The activity feed in Fincabout provides a chronological record of what happened and when, which is valuable for post-season review and next-year planning.
Farm Team Coordination
As a farm grows beyond one person, coordination becomes a management challenge. Family members, hired workers, seasonal labor, consultants, and service providers all need to know what to do, where to do it, and when. Miscommunication on a farm is not just inefficient - it can mean planting the wrong variety in the wrong bed, spraying a field that was not supposed to be treated, or missing a harvest window that costs thousands of dollars.

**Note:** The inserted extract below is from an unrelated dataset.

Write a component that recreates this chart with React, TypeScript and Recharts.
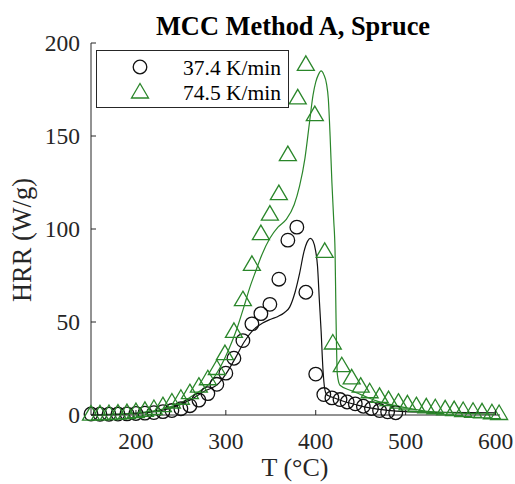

Role-based access in Fincabout lets you give each team member the right level of control. The farm owner or manager has full editing access and can modify the layout, invite members, and configure settings. Field workers and scouts can add field notes and log observations without accidentally moving tiles or changing the layout. Advisors and consultants can view the map, review notes, and provide input through comments.
Activity logs create accountability and transparency. Every change is recorded with a timestamp and the name of the person who made it. This is not about surveillance - it is about having a reliable record of what happened. When you are reviewing the season and trying to understand why a particular zone underperformed, the activity log tells you exactly what was done, by whom, and when.
Shared visibility is perhaps the most valuable coordination tool. When everyone can see the same map with the same field notes, the morning meeting becomes productive. Instead of describing problems verbally, you can point to them on the map. Instead of writing instructions on paper that gets lost, you pin them to the location where the work needs to happen. The map becomes the single source of truth for the entire team.